A couple of the park's older attractions included the Runaway Mine train, a powered coaster, and the Nightmare Niagara log flume, which was already removed in this photo. You can see pieces of it coming out of the rock mountain that it traveled through.
Another simple, but popular, attraction was the Buffalo Ride. This was another powered coaster, in this case supplied by Zamperla. It was moved to Twinlakes park, also in the UK, where it still operates.
The park had a nice river ride, named Rocky Mountain Rapids and themed to the great Canadian wilderness. The ride didn't operate the last year or so the park was open, which is a shame.
The Missile was added in 1989 to round out the more extreme thrill ride selection at the park. A standard Vekoma Boomerang, it was moved to Pleasurewood Hills, UK, when American Adventure closed.
These buildings intrigued me, mostly because of the rock wall facade with giant faces on them. Turns out they held a motion simulator that changed themes numerous times through the years.

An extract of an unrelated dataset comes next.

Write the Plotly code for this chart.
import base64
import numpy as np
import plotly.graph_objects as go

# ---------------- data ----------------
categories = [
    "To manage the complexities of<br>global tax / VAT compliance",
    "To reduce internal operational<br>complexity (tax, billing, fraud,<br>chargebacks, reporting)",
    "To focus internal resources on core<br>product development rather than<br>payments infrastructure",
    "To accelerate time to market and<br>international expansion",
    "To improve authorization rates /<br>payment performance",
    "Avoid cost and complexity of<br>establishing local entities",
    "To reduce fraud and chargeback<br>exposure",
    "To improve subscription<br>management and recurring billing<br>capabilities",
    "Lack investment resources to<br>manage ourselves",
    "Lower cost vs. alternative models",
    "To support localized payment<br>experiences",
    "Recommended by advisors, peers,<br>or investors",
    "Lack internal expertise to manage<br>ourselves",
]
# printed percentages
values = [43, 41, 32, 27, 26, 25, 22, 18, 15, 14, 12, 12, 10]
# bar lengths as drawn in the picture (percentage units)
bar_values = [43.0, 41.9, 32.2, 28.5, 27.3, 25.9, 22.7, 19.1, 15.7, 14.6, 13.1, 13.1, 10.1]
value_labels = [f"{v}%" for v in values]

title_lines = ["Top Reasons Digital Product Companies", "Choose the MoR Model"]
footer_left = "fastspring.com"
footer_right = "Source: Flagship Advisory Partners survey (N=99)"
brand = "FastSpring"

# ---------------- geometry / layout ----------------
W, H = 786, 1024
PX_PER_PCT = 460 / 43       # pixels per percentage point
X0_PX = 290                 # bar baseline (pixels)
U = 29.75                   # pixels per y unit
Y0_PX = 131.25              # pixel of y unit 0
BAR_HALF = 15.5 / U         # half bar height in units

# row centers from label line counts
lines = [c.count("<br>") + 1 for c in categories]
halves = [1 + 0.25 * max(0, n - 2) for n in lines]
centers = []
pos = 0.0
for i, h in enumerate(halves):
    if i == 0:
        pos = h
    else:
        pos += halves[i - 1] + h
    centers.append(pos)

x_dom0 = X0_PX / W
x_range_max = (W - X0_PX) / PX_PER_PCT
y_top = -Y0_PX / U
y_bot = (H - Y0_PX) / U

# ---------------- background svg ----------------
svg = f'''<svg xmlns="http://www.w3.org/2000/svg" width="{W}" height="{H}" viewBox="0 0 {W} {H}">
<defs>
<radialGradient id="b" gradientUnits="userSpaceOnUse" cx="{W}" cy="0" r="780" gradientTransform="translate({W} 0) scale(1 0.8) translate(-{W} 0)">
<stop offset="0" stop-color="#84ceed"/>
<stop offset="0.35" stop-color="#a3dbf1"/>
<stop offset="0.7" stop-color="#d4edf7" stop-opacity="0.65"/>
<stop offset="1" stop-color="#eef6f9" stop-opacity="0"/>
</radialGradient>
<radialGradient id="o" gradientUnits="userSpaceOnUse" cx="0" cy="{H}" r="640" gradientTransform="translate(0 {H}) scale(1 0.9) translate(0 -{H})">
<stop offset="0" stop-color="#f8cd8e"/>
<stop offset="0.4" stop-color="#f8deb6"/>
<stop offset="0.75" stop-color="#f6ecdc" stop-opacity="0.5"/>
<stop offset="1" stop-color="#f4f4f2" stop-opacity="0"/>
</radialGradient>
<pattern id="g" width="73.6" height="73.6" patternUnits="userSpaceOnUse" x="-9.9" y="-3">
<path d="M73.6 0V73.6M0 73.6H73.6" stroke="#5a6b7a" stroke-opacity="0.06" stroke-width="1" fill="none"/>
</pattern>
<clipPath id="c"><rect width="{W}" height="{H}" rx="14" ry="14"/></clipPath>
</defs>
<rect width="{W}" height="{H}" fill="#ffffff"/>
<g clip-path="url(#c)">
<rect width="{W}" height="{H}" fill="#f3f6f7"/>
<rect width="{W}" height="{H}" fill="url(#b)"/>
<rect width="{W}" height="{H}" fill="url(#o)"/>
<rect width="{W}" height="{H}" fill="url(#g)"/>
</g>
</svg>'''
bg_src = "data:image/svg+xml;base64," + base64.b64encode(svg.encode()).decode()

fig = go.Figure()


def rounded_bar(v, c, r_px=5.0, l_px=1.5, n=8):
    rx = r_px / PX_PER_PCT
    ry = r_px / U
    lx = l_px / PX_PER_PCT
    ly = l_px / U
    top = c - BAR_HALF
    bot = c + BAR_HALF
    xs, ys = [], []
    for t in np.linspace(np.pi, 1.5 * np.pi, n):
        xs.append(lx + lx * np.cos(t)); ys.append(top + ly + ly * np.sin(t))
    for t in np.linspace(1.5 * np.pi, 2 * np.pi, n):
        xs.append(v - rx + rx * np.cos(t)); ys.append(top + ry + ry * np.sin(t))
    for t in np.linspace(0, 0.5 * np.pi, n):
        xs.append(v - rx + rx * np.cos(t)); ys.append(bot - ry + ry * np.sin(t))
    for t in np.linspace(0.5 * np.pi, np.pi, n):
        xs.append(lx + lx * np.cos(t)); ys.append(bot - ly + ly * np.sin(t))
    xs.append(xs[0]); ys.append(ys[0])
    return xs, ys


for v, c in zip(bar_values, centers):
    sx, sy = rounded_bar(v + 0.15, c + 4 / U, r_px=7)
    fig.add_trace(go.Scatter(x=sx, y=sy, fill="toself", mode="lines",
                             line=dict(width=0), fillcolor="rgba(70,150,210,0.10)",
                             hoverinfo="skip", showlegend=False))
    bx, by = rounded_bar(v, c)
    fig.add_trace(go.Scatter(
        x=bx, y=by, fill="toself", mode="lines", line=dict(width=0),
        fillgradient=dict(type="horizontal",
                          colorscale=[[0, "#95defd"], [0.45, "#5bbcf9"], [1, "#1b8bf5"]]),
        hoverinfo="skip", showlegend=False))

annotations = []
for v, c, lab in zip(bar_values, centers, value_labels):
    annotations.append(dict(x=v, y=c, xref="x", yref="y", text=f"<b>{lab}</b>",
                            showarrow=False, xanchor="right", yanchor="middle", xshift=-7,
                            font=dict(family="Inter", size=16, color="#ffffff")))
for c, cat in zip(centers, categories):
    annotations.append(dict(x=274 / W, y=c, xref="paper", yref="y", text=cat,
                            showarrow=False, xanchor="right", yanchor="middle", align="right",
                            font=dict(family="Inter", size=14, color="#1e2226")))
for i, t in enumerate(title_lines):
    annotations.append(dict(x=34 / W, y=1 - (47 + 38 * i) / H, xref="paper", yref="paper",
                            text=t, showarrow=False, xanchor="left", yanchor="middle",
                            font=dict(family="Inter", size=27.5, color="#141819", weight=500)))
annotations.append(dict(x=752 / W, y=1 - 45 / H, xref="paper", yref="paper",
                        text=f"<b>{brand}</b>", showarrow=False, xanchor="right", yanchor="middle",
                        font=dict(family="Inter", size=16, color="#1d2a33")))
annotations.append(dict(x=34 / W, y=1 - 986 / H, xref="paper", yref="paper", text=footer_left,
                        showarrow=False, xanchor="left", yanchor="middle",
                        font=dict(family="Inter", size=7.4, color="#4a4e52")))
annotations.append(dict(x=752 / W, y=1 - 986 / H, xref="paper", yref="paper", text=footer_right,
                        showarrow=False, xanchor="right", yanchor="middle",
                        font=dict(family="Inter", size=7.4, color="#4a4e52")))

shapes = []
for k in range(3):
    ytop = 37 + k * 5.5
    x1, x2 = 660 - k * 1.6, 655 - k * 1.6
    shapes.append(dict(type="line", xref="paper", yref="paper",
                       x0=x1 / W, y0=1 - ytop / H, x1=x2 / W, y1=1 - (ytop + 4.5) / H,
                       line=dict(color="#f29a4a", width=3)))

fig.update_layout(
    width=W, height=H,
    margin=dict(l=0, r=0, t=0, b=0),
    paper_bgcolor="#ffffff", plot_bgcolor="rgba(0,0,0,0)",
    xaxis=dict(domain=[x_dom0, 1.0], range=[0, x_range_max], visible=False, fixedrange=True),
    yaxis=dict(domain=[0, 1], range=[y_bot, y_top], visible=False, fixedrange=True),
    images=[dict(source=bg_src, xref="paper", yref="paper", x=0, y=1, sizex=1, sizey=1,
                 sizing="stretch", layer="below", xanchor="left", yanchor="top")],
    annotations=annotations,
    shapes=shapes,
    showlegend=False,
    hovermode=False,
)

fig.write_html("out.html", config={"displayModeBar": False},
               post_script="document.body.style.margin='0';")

French rides manufacturer Soquet is responsible for the looping coaster seen here - formerly known as Iron Wolf, Gladiators, Sky Looper, JCB Twin Looper, and finally just Twin Looper. The coaster now makes a nice home in Poland where it is known as the Tic-Tac-Tornado.
Also take notice of the play area at the bottom of the photo where you could use your own JCB themed digger or other heavy equipment vehicle! Unique.